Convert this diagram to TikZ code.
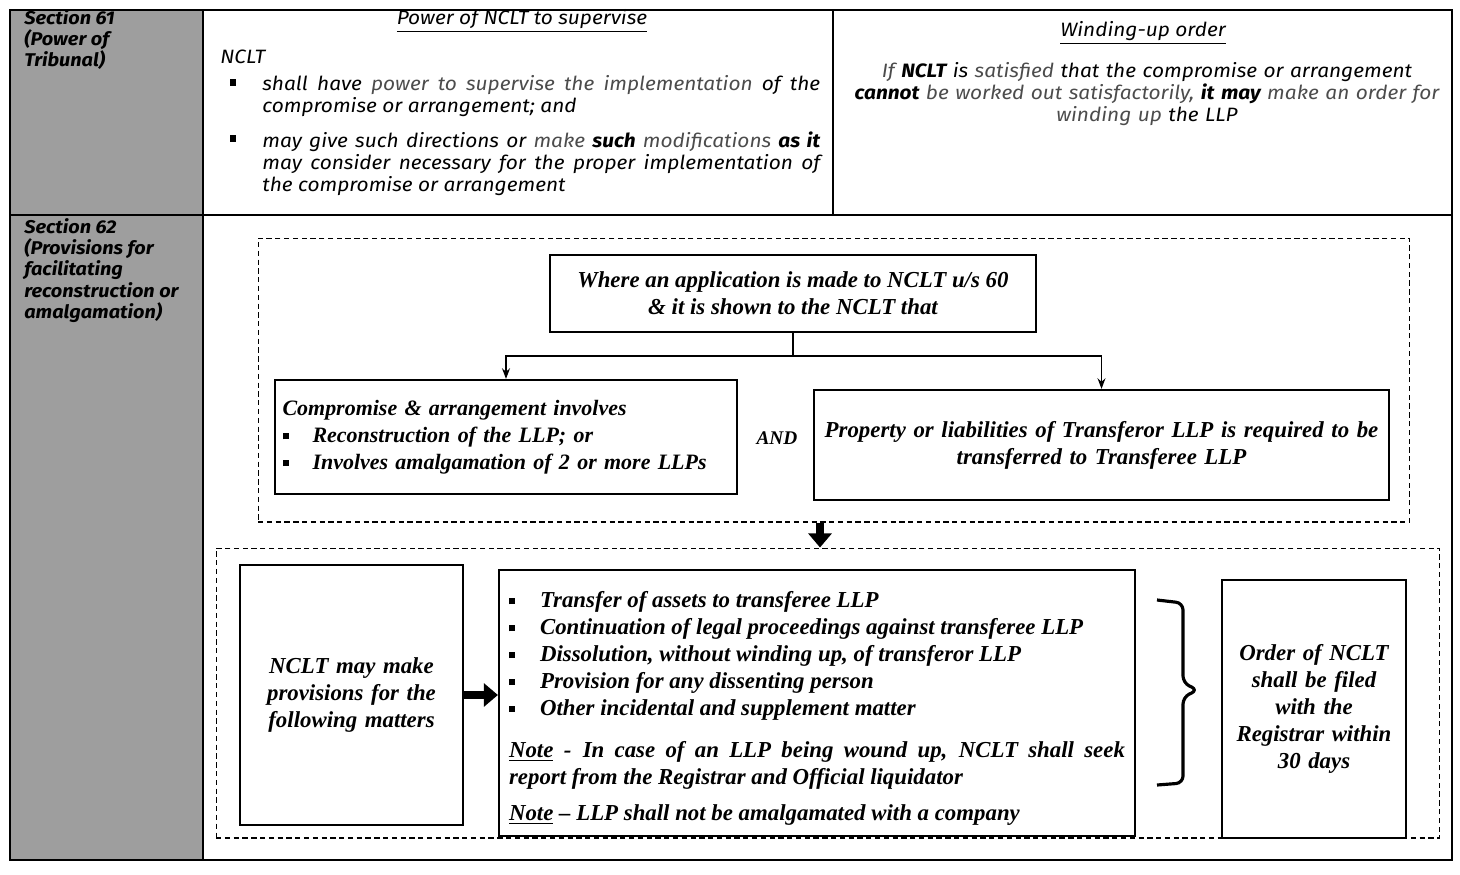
\documentclass[tikz,border=0pt]{standalone}
\usepackage{fontspec}
\usetikzlibrary{arrows.meta,calc}
\newfontfamily\handfont{Fira Sans}[FakeStretch=1.08]
\newfontfamily\bookfont{Liberation Serif}
\newcommand{\lite}[1]{{\mdseries\color{black!70}#1}}
\newcommand{\sqbullet}{\raisebox{0.3ex}{\rule{3.6pt}{3.6pt}}}
\newcommand{\sqitem}[1][0.62cm]{\par\noindent\hangindent=#1\hangafter=1\makebox[#1][l]{\sqbullet}}
\hyphenpenalty=10000
\exhyphenpenalty=10000

\tikzset{
  grid line/.style={line width=0.9pt},
  shade col/.style={fill=black!38},
  seclabel/.style={anchor=north west, align=left, inner sep=0pt,
    font=\handfont\itshape\bfseries\fontsize{10.5}{12.1}\selectfont},
  handtext/.style={inner sep=0pt, font=\handfont\itshape\fontsize{11}{12.6}\selectfont},
  box/.style={draw, line width=1.3pt, inner sep=0.2cm,
    font=\bookfont\bfseries\itshape\fontsize{13}{15.3}\selectfont},
  dashframe/.style={draw, densely dashed, line width=0.6pt, inner sep=0pt},
  thin arrow/.style={-{Stealth[length=6pt,width=4.5pt]}, line width=0.8pt},
  fat arrow/.style={-{Triangle[length=8pt,width=13pt]}, line width=5pt},
}

\begin{document}
\begin{tikzpicture}[x=0.02cm, y=-0.02cm]
\useasboundingbox (0,0) rectangle (1460,875);

% table frame and shaded first column
\fill[shade col] (10,10) rectangle (203,860);
\draw[grid line] (10,10) rectangle (1452,860);
\draw[grid line] (203,10) -- (203,860);
\draw[grid line] (10,215) -- (1452,215);
\draw[grid line] (833,10) -- (833,215);

% Section 61
\node[seclabel] (sec61) at (24,9) {Section 61\\(Power of\\Tribunal)};
\node[handtext, anchor=base] (pwrhead) at (522,25) {\underline{Power of NCLT to supervise}};
\node[handtext, anchor=base west] (nclt) at (220,64) {NCLT};
\node[handtext] (bul1) at (233,84) {\sqbullet};
\node[handtext, anchor=north west, text width=11.16cm, align=justify] (item1) at (262,75)
  {shall have \lite{power to supervise the implementation} of the\linebreak compromise or arrangement; and};
\node[handtext] (bul2) at (233,140) {\sqbullet};
\node[handtext, anchor=north west, text width=11.16cm, align=justify] (item2) at (262,131)
  {may give such directions or \lite{make} \textbf{such} \lite{modifications} \textbf{as it}\linebreak may consider necessary for the proper implementation of\linebreak the compromise or arrangement};

\node[handtext, anchor=base] (windhead) at (1143,37) {\underline{Winding-up order}};
\node[handtext, anchor=north, text width=12.6cm, align=center] (windtext) at (1147,62)
  {\lite{If} \textbf{NCLT} is \lite{satisfied} that the compromise or arrangement\\
   \textbf{cannot} \lite{be worked out satisfactorily,} \textbf{it may} \lite{make an order for}\\
   \lite{winding up} the LLP};

% Section 62
\node[seclabel] (sec62) at (24,218) {Section 62\\(Provisions for\\facilitating\\reconstruction or\\amalgamation)};

\node[dashframe, minimum width=23.04cm, minimum height=5.68cm] (grp1) at (834,380) {};
\node[box, minimum width=9.72cm, minimum height=1.54cm, align=center] (apply) at (793,293.5)
  {Where an application is made to NCLT u/s 60\\\& it is shown to the NCLT that};
\node[box, minimum width=9.24cm, minimum height=2.28cm, inner sep=0.15cm, text width=8.94cm, align=left,
  font=\bookfont\bfseries\itshape\fontsize{12.5}{15.3}\selectfont] (invol) at (506,437)
  {Compromise \& arrangement involves\sqitem[0.6cm]Reconstruction of the LLP; or\sqitem[0.6cm]Involves amalgamation of 2 or more LLPs};
\node[font=\bookfont\bfseries\itshape\fontsize{11}{12}\selectfont] (and) at (777,438) {AND};
\node[box, minimum width=11.46cm, minimum height=2.2cm, text width=11.1cm, align=center] (prop) at (1101.5,445)
  {Property or liabilities of Transferor LLP is required to be\\transferred to Transferee LLP};

\coordinate (split) at ($(apply.south)+(0,23)$);
\draw[line width=0.8pt] (apply.south) -- (split);
\draw[thin arrow] (split) -| (invol.north);
\draw[thin arrow] (split) -| (prop.north);

\node[dashframe, minimum width=24.48cm, minimum height=5.8cm] (grp2) at (828,693) {};
\coordinate (dropx) at (820,0);
\draw[fat arrow] (grp1.south -| dropx) -- (grp2.north -| dropx);

\node[box, minimum width=4.46cm, minimum height=5.2cm, text width=3.9cm, align=center] (prov) at (351.5,695)
  {NCLT may make\\provisions for the\\following matters};
\node[box, minimum width=12.72cm, minimum height=5.32cm, text width=12.32cm, align=justify] (matters) at (817,703)
  {\sqitem Transfer of assets to transferee LLP
   \sqitem Continuation of legal proceedings against transferee LLP
   \sqitem Dissolution, without winding up, of transferor LLP
   \sqitem Provision for any dissenting person
   \sqitem Other incidental and supplement matter
   \par\vspace{9pt}\noindent\underline{Note} -\enspace In case of an LLP being wound up, NCLT shall seek\linebreak report from the Registrar and Official liquidator
   \par\vspace{5pt}\noindent\underline{Note} \textendash\ LLP shall not be amalgamated with a company};
\draw[fat arrow] (prov.east) -- (prov.east -| matters.west);

% bracket
\draw[line width=1.8pt, rounded corners=4pt] (1157,600) -- (1183,603) -- (1183,683) -- (1198,690)
  -- (1183,697) -- (1183,783) -- (1157,785);

\node[box, minimum width=3.68cm, minimum height=5.16cm, text width=3.2cm, align=center] (order) at (1314,709)
  {Order of NCLT\\shall be filed\\with the\\Registrar within\\30 days};
\end{tikzpicture}
\end{document}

▸ **INSTRUCTION**:
Every line is to be duplicated exactly, though pictures stay out.

▸ **WRITTEN RESPONSE**:
Convert this diagram to TikZ code.
\documentclass[tikz,border=0pt]{standalone}
\usepackage{fontspec}
\usetikzlibrary{arrows.meta,calc}
\newfontfamily\handfont{Fira Sans}[FakeStretch=1.08]
\newfontfamily\bookfont{Liberation Serif}
\newcommand{\lite}[1]{{\mdseries\color{black!70}#1}}
\newcommand{\sqbullet}{\raisebox{0.3ex}{\rule{3.6pt}{3.6pt}}}
\newcommand{\sqitem}[1][0.62cm]{\par\noindent\hangindent=#1\hangafter=1\makebox[#1][l]{\sqbullet}}
\hyphenpenalty=10000
\exhyphenpenalty=10000

\tikzset{
  grid line/.style={line width=0.9pt},
  shade col/.style={fill=black!38},
  seclabel/.style={anchor=north west, align=left, inner sep=0pt,
    font=\handfont\itshape\bfseries\fontsize{10.5}{12.1}\selectfont},
  handtext/.style={inner sep=0pt, font=\handfont\itshape\fontsize{11}{12.6}\selectfont},
  box/.style={draw, line width=1.3pt, inner sep=0.2cm,
    font=\bookfont\bfseries\itshape\fontsize{13}{15.3}\selectfont},
  dashframe/.style={draw, densely dashed, line width=0.6pt, inner sep=0pt},
  thin arrow/.style={-{Stealth[length=6pt,width=4.5pt]}, line width=0.8pt},
  fat arrow/.style={-{Triangle[length=8pt,width=13pt]}, line width=5pt},
}

\begin{document}
\begin{tikzpicture}[x=0.02cm, y=-0.02cm]
\useasboundingbox (0,0) rectangle (1460,875);

% table frame and shaded first column
\fill[shade col] (10,10) rectangle (203,860);
\draw[grid line] (10,10) rectangle (1452,860);
\draw[grid line] (203,10) -- (203,860);
\draw[grid line] (10,215) -- (1452,215);
\draw[grid line] (833,10) -- (833,215);

% Section 61
\node[seclabel] (sec61) at (24,9) {Section 61\\(Power of\\Tribunal)};
\node[handtext, anchor=base] (pwrhead) at (522,25) {\underline{Power of NCLT to supervise}};
\node[handtext, anchor=base west] (nclt) at (220,64) {NCLT};
\node[handtext] (bul1) at (233,84) {\sqbullet};
\node[handtext, anchor=north west, text width=11.16cm, align=justify] (item1) at (262,75)
  {shall have \lite{power to supervise the implementation} of the\linebreak compromise or arrangement; and};
\node[handtext] (bul2) at (233,140) {\sqbullet};
\node[handtext, anchor=north west, text width=11.16cm, align=justify] (item2) at (262,131)
  {may give such directions or \lite{make} \textbf{such} \lite{modifications} \textbf{as it}\linebreak may consider necessary for the proper implementation of\linebreak the compromise or arrangement};

\node[handtext, anchor=base] (windhead) at (1143,37) {\underline{Winding-up order}};
\node[handtext, anchor=north, text width=12.6cm, align=center] (windtext) at (1147,62)
  {\lite{If} \textbf{NCLT} is \lite{satisfied} that the compromise or arrangement\\
   \textbf{cannot} \lite{be worked out satisfactorily,} \textbf{it may} \lite{make an order for}\\
   \lite{winding up} the LLP};

% Section 62
\node[seclabel] (sec62) at (24,218) {Section 62\\(Provisions for\\facilitating\\reconstruction or\\amalgamation)};

\node[dashframe, minimum width=23.04cm, minimum height=5.68cm] (grp1) at (834,380) {};
\node[box, minimum width=9.72cm, minimum height=1.54cm, align=center] (apply) at (793,293.5)
  {Where an application is made to NCLT u/s 60\\\& it is shown to the NCLT that};
\node[box, minimum width=9.24cm, minimum height=2.28cm, inner sep=0.15cm, text width=8.94cm, align=left,
  font=\bookfont\bfseries\itshape\fontsize{12.5}{15.3}\selectfont] (invol) at (506,437)
  {Compromise \& arrangement involves\sqitem[0.6cm]Reconstruction of the LLP; or\sqitem[0.6cm]Involves amalgamation of 2 or more LLPs};
\node[font=\bookfont\bfseries\itshape\fontsize{11}{12}\selectfont] (and) at (777,438) {AND};
\node[box, minimum width=11.46cm, minimum height=2.2cm, text width=11.1cm, align=center] (prop) at (1101.5,445)
  {Property or liabilities of Transferor LLP is required to be\\transferred to Transferee LLP};

\coordinate (split) at ($(apply.south)+(0,23)$);
\draw[line width=0.8pt] (apply.south) -- (split);
\draw[thin arrow] (split) -| (invol.north);
\draw[thin arrow] (split) -| (prop.north);

\node[dashframe, minimum width=24.48cm, minimum height=5.8cm] (grp2) at (828,693) {};
\coordinate (dropx) at (820,0);
\draw[fat arrow] (grp1.south -| dropx) -- (grp2.north -| dropx);

\node[box, minimum width=4.46cm, minimum height=5.2cm, text width=3.9cm, align=center] (prov) at (351.5,695)
  {NCLT may make\\provisions for the\\following matters};
\node[box, minimum width=12.72cm, minimum height=5.32cm, text width=12.32cm, align=justify] (matters) at (817,703)
  {\sqitem Transfer of assets to transferee LLP
   \sqitem Continuation of legal proceedings against transferee LLP
   \sqitem Dissolution, without winding up, of transferor LLP
   \sqitem Provision for any dissenting person
   \sqitem Other incidental and supplement matter
   \par\vspace{9pt}\noindent\underline{Note} -\enspace In case of an LLP being wound up, NCLT shall seek\linebreak report from the Registrar and Official liquidator
   \par\vspace{5pt}\noindent\underline{Note} \textendash\ LLP shall not be amalgamated with a company};
\draw[fat arrow] (prov.east) -- (prov.east -| matters.west);

% bracket
\draw[line width=1.8pt, rounded corners=4pt] (1157,600) -- (1183,603) -- (1183,683) -- (1198,690)
  -- (1183,697) -- (1183,783) -- (1157,785);

\node[box, minimum width=3.68cm, minimum height=5.16cm, text width=3.2cm, align=center] (order) at (1314,709)
  {Order of NCLT\\shall be filed\\with the\\Registrar within\\30 days};
\end{tikzpicture}
\end{document}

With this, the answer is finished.